PRAGMATIC COMPETENCE: REFUSAL SPEECH ACT BY IRANIAN STUDENTS IN SWEDEN

University essay from Göteborgs universitet/Institutionen för språk och litteraturer

Abstract: Understanding cross-cultural differences plays a crucial role in communication and successful cross-cultural communications depends on various factors such as pragmalinguistics and sociopragmatics. Many researchers focus more on the aspect of pragmatics such as speech acts. The present study is a contrastive study of refusal speech act. The aim of this study is to investigate the pragmatic transfer in the speech act of refusal and then find similarities and differences between the speech acts of refusal in response to an invitation, request, offer and suggestion in various social contexts in two languages and cultures.
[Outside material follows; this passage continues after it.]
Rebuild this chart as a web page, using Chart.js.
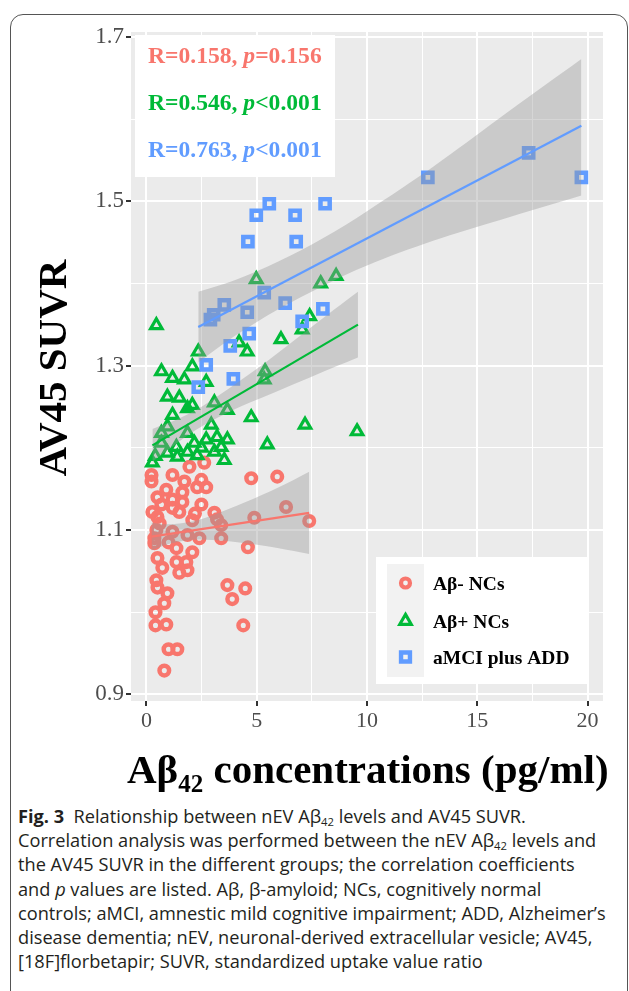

This study was conducted by Iranian students in Gothenburg who utilize both Persian as their first language and English as their second language. 24 Iranian students completed a Discourse Completion Test (DCT) that included 12 situations by submitting written refusals to 3 invitations, 3 requests, 3 offers and 3 suggestions. The data were then coded based on the classification of refusal speech act by Beebe et al. (1990). The results were compared with the results of another study in which Iranian students were compared with 10 American native speakers of English cited in Abed’ study (2011). The results show that in terms of frequency of refusal strategies, both Iranian students and American native speakers of English like to utilize more indirect refusal strategies. The Iranian female students utilized more refusal strategies to show more politeness than the Iranian male students. Furthermore, analysis revealed that both Iranian male students and Iranian female students utilized address terms and that the Iranian female students utilized religious expressions while the Iranian male students did not.